O escritor Luís Gonzaga, 92, amigo dos filhos adotivos do
casal Machado, conta que brincava com seus companheiros de infância na
esplanada do casarão, quando presenciou uma cena que lhe chamou atenção: "a janela se abriu, um rumor qualquer de lá saía, eram como gestos ou palavras de
afeto. Eu vi dona Amélia tomada pela comoção. As lágrimas dançavam na borda das
suas pálpebras. À soleira estava sentada uma mulher, ocupada em tricotar uma
meia, e a seus pés dormia, num berço simples, uma criança. Dona Amélia
observava lamuriosa aquele sono maravilhoso. Eu ainda era um garoto, mas pude
compreender o seu pranto. Dos seus 14 partos não sobreviveu um só filho. 11
foram abortos e três viveram apenas alguns meses, embora um menino tenha vivido
até um ano de idade. Do alto de suas ventanas, ela saturava-se do agro fel das
recordações que lhe afogavam o coração, deixando em seus lábios sopros de
frases cansadas e angustiosas. Ela arrimava-se inconformada, ao dizer que o
destino de toda mulher era acalentar uma criança no seio”, concluiu Luís
Gonzaga. Sentiria sempre o vazio da maternidade que não preencheria.
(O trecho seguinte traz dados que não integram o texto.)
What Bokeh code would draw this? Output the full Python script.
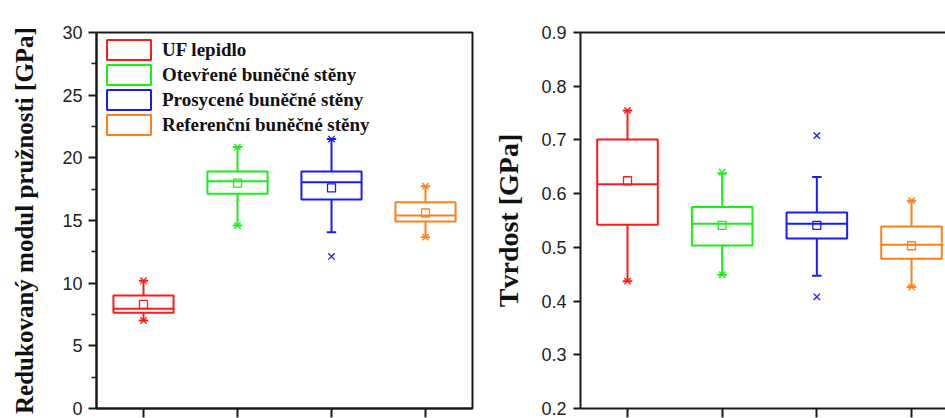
from bokeh.plotting import figure
from bokeh.models import (Range1d, FixedTicker, LinearAxis, Legend, LegendItem,
                          ColumnDataSource)
from bokeh.layouts import row
from bokeh.embed import file_html
from bokeh.resources import INLINE

# ---------------- data ----------------
categories = ["UF lepidlo", "Otevřené buněčné stěny",
              "Prosycené buněčné stěny", "Referenční buněčné stěny"]
colors = ["#ff1a1a", "#1aee1a", "#1a1aff", "#ff8019"]
xpos = [1, 2, 3, 4]

mod_q1 = [7.64, 17.13, 16.68, 14.92]
mod_q3 = [9.02, 18.90, 18.90, 16.46]
mod_median = [7.95, 18.14, 18.06, 15.40]
mod_mean = [8.30, 17.98, 17.60, 15.60]
mod_whisk_lo = [7.02, 14.60, 14.07, 13.67]
mod_whisk_hi = [10.20, 20.86, 21.50, 17.74]
mod_extreme_lo = [7.02, 14.60, 12.13, 13.67]
mod_extreme_hi = [10.20, 20.86, 21.50, 17.74]

hard_q1 = [0.542, 0.5035, 0.5165, 0.479]
hard_q3 = [0.701, 0.575, 0.565, 0.539]
hard_median = [0.6176, 0.544, 0.544, 0.5047]
hard_mean = [0.624, 0.541, 0.541, 0.503]
hard_whisk_lo = [0.437, 0.449, 0.447, 0.426]
hard_whisk_hi = [0.755, 0.638, 0.631, 0.587]
hard_extreme_lo = [0.437, 0.449, 0.408, 0.426]
hard_extreme_hi = [0.755, 0.640, 0.708, 0.587]

mod_ticks = [0, 5, 10, 15, 20, 25, 30]
mod_minor = [2.5, 7.5, 12.5, 17.5, 22.5, 27.5]
hard_ticks = [0.2, 0.3, 0.4, 0.5, 0.6, 0.7, 0.8, 0.9]

BOX_W = 0.64
CAP_W = 0.10
AX = "#1a1a1a"
TICK_FONT = "Liberation Sans"
LABEL_FONT = "Liberation Serif"


def style_axes(p, yticks, minor):
    p.xgrid.visible = False
    p.ygrid.visible = False
    xa = p.xaxis[0]
    xa.ticker = FixedTicker(ticks=xpos)
    xa.major_label_overrides = {1: "", 2: "", 3: "", 4: ""}
    xa.major_label_standoff = 0
    xa.major_label_text_font_size = "1px"
    xa.axis_line_width = 2
    xa.axis_line_color = AX
    xa.major_tick_line_width = 2
    xa.major_tick_line_color = AX
    xa.major_tick_out = 9
    xa.major_tick_in = 0
    xa.minor_tick_line_color = None
    ya = p.yaxis[0]
    ya.ticker = FixedTicker(ticks=yticks, minor_ticks=minor)
    ya.axis_line_width = 2
    ya.axis_line_color = AX
    ya.major_tick_line_width = 2
    ya.major_tick_line_color = AX
    ya.major_tick_out = 8
    ya.major_tick_in = 0
    ya.minor_tick_line_width = 1.5
    ya.minor_tick_line_color = AX if minor else None
    ya.minor_tick_out = 5
    ya.minor_tick_in = 0
    ya.major_label_text_font = TICK_FONT
    ya.major_label_text_font_size = "18px"
    ya.major_label_text_color = "#222222"
    ya.axis_label_text_font = LABEL_FONT
    ya.axis_label_text_font_style = "bold"
    ya.axis_label_text_color = "#111111"


def add_boxes(p, q1, q3, med, mean, wlo, whi, elo, ehi):
    src = ColumnDataSource(dict(
        x=xpos, q1=q1, q3=q3, med=med, mean=mean, wlo=wlo, whi=whi,
        elo=elo, ehi=ehi, color=colors, label=categories,
        bl=[x - BOX_W / 2 for x in xpos], br=[x + BOX_W / 2 for x in xpos],
        cl=[x - CAP_W / 2 for x in xpos], cr=[x + CAP_W / 2 for x in xpos],
    ))
    p.segment(x0="x", y0="q3", x1="x", y1="whi", line_color="color", line_width=2, source=src)
    p.segment(x0="x", y0="q1", x1="x", y1="wlo", line_color="color", line_width=2, source=src)
    p.segment(x0="cl", y0="whi", x1="cr", y1="whi", line_color="color", line_width=2, source=src)
    p.segment(x0="cl", y0="wlo", x1="cr", y1="wlo", line_color="color", line_width=2, source=src)
    box = p.vbar(x="x", width=BOX_W, top="q3", bottom="q1", fill_color=None,
                 line_color="color", line_width=2, source=src)
    p.segment(x0="bl", y0="med", x1="br", y1="med", line_color="color", line_width=2, source=src)
    p.scatter(x="x", y="mean", marker="square", size=8, fill_color=None,
              line_color="color", line_width=1.3, source=src)
    p.scatter(x="x", y="ehi", marker="x", size=9, line_color="color", line_width=1.3, source=src)
    p.scatter(x="x", y="elo", marker="x", size=9, line_color="color", line_width=1.3, source=src)
    return box


# ---------------- left figure ----------------
p1 = figure(width=480, height=418, output_backend="svg", toolbar_location=None,
            x_range=Range1d(0.5, 4.5), y_range=Range1d(0, 30),
            min_border_left=96, min_border_right=8, min_border_top=32,
            min_border_bottom=10)
p1.outline_line_color = AX
p1.outline_line_width = 2
p1.outline_line_alpha = 1
p1.background_fill_color = "white"
p1.border_fill_color = "white"
style_axes(p1, mod_ticks, mod_minor)
p1.yaxis[0].axis_label = "Redukovaný modul pružnosti [GPa]"
p1.yaxis[0].axis_label_text_font_size = "25px"
p1.yaxis[0].major_label_standoff = 6
p1.yaxis[0].axis_label_standoff = 21
box1 = add_boxes(p1, mod_q1, mod_q3, mod_median, mod_mean, mod_whisk_lo,
                 mod_whisk_hi, mod_extreme_lo, mod_extreme_hi)

legend = Legend(items=[LegendItem(label=categories[i], renderers=[box1], index=i)
                       for i in range(4)],
                location="top_left", margin=5, padding=0, spacing=0,
                glyph_width=55, glyph_height=25, label_height=25,
                label_standoff=6, border_line_color=None,
                background_fill_alpha=0,
                label_text_font=LABEL_FONT, label_text_font_style="bold",
                label_text_font_size="19px", label_text_color="#111111")
p1.add_layout(legend)

# ---------------- right figure ----------------
p2 = figure(width=465, height=418, output_backend="svg", toolbar_location=None,
            x_range=Range1d(0.5035, 4.359), y_range=Range1d(0.2, 0.9),
            min_border_left=100, min_border_right=0, min_border_top=32,
            min_border_bottom=10)
p2.outline_line_color = None
p2.background_fill_color = "white"
p2.border_fill_color = "white"
style_axes(p2, hard_ticks, [])
p2.yaxis[0].axis_label = "Tvrdost [GPa]"
p2.yaxis[0].axis_label_text_font_size = "28px"
p2.yaxis[0].major_tick_out = 7
p2.yaxis[0].major_label_standoff = 7
p2.yaxis[0].axis_label_standoff = 14
top_ax = LinearAxis(ticker=FixedTicker(ticks=[]), major_label_text_font_size="1px",
                    major_label_standoff=0, axis_line_width=2, axis_line_color=AX,
                    major_tick_line_color=None, minor_tick_line_color=None)
p2.add_layout(top_ax, "above")
add_boxes(p2, hard_q1, hard_q3, hard_median, hard_mean, hard_whisk_lo,
          hard_whisk_hi, hard_extreme_lo, hard_extreme_hi)

layout = row(p1, p2, spacing=0)
open("out.html", "w").write(file_html(layout, INLINE))
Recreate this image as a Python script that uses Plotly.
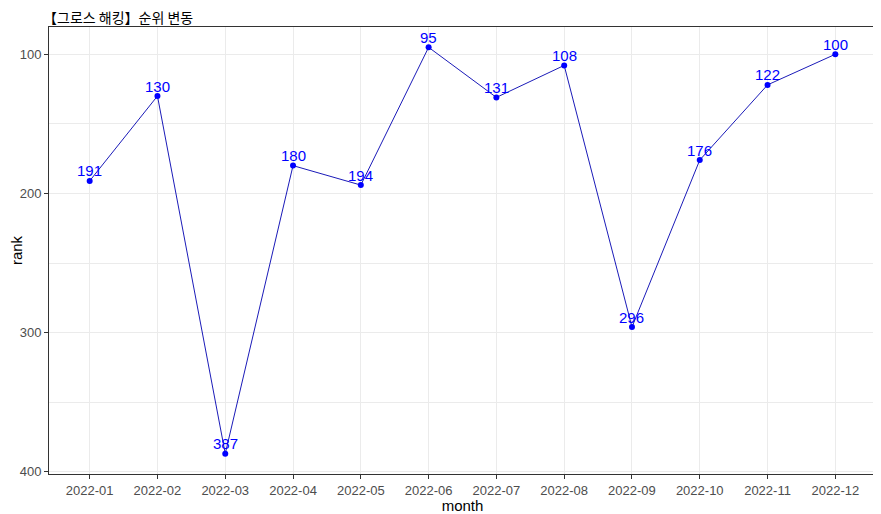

Agora a luz do sol, que antes a tornava prazenteira, passou a
impacientá-la; tornou-se triste, e achava insuportável aquela alegria do céu
que vinha importuná-la. Após a morte do seu marido, nasce uma viúva
excessivamente inflexível, condenada a carregar o peso esmagador da solidão.
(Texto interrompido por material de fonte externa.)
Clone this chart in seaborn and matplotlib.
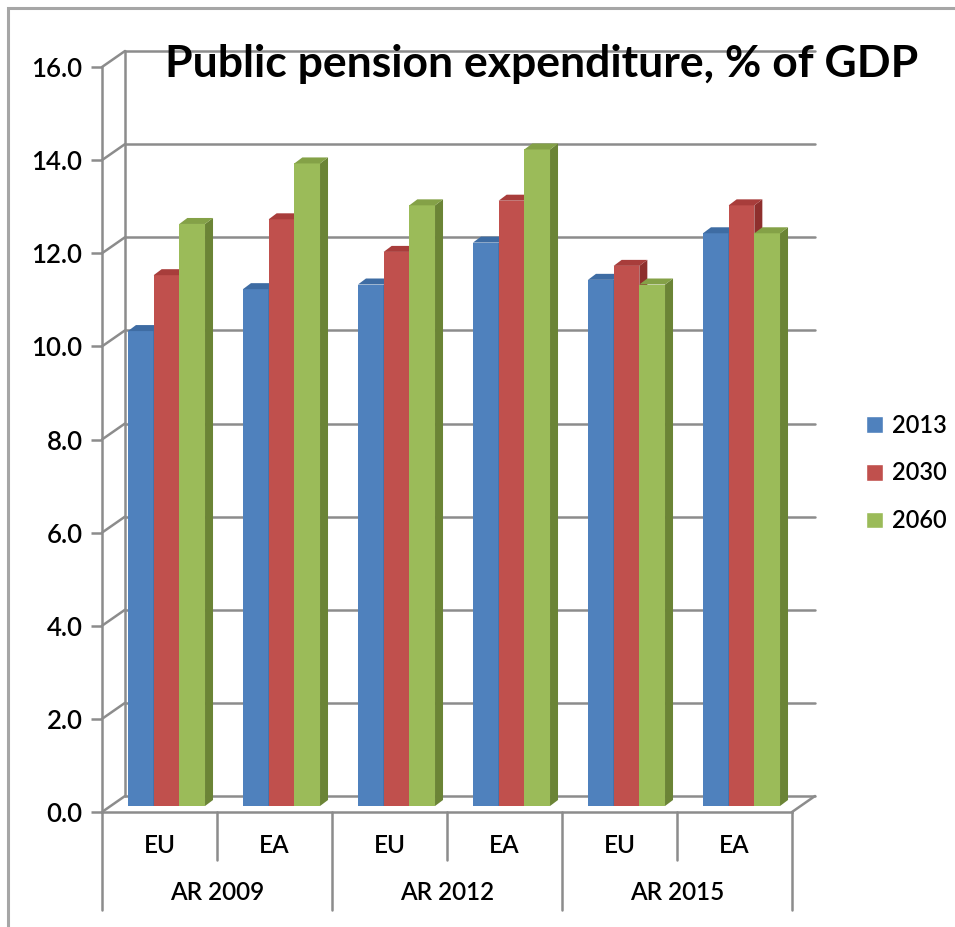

Ela sentiu o golpe de tamanho infortúnio; e foi este que despedaçou as suas
forças em um grito de dor, atirando-a fulminada sobre os cristais e porcelanas
finas do seu palácio solitário.
Dona Amélia decidiu se submeter a uma infindável reclusão.
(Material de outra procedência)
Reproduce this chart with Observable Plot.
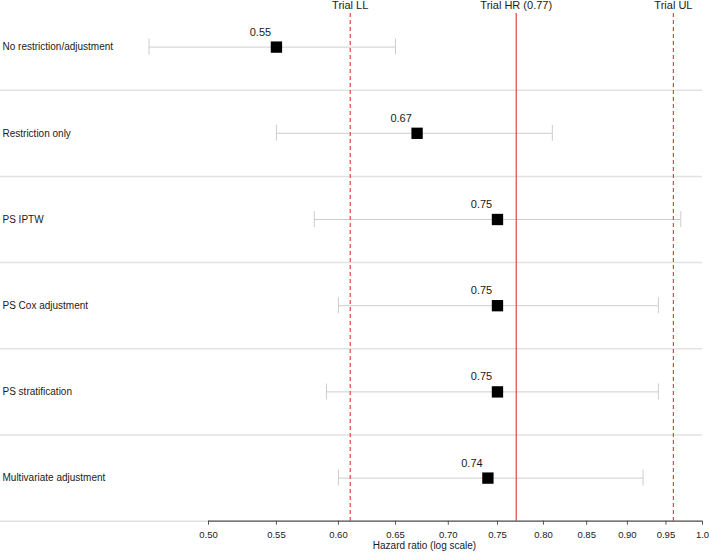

Através das persianas, uma ínfima réstia do firmamento incidia sobre o
assoalho. No relógio, as horas decorriam a passos vagarosos, como se estivessem
se recusando a prosseguir. A sala estava envolvida em uma escuridão profunda,
tal qual a nova vestimenta da Viúva Machado. Um véu de eterno luto alongava-se
sobre o seu corpo.
Aquela recatada senhora, que tinha por hábito admirar a linha
de um horizonte indecifrável, parecia ter aceitado como uma espécie de resignação
o castigo que lhe dava a providência. Renunciou aos salões de futilidades, e
nas raras oportunidades que trespassava o portal do seu exílio era sempre com o
vestido preto, que devia lembrá-la a todo o momento as fatalidades que
maculavam sua sorte. Seria sempre estéril, sozinha, detratada pelos
maledicentes. Seu coração não alimentaria outra vida, sua alma não se
prolongaria em outra. Mulher sem marido e sem filhos... Elo perdido na cadeia
da imortalidade. Era assim que devia pensar.
Seus lábios ainda não haviam se saciado de todo o cálice de
amargura. Faltava-lhe a derradeira gota, talvez a menos acerba de todas. Os
familiares contam que dona Amélia repousava em seu quarto, quando de repente
sentiram um leve estalo. Imaginaram que poderia ser o sopro de uma ligeira brisa
fluvial, ou um simples redemoinho de ar dessas noites de primavera. Quem sabe
teria sido ela mesma a levantar-se de sua velha poltrona, com seu andar
comedido, em direção à janela, a fim de apreciar aquela bela paisagem do
horizonte que parecia ser dela. Abriram a porta, e ela encontrava-se prostrada
em sua cama, com os olhos fixos para o teto de vidro, de onde poderia ver a última
porção de estrelas. Em seguida, na alcova que era negra como seu destino,
embora ninguém tivesse percebido a princípio, ela sorria.
Nos
dias atuais, mesmo depois de tanto tempo de seu falecimento, a Viúva Machado
ainda é lembrada como uma deplorável criatura que comia fígado de crianças e lhes
bebia o sangue. A família, representada na figura de Humberto Micucci, filho
adotivo de dona Amélia, se confessa irritado com as especulações em torno do
nome de sua mãe, e diz que os boatos foram originados pela inveja que as
pessoas sentiam da situação financeira privilegiada e posição de destaque das
quais ela desfrutava naquela época. Segundo ele, sua mãe deveria ser rememorada
como a imagem da mulher afável, devotada à família e à natureza. “Como dizia Machado
de Assis: a inveja não é senão uma admiração que luta. E minha mãe foi derrotada
por essa que é a pior das características humanas. Ela era uma seda, uma flor
de jardim, assim como aquelas que embelezarão para sempre o seu palacete”, finaliza.
Em 1978, aos
98 anos, dona Amélia Duarte Machado foi encontrada morta no leito do seu
quarto. Estava encerrada em si mesma.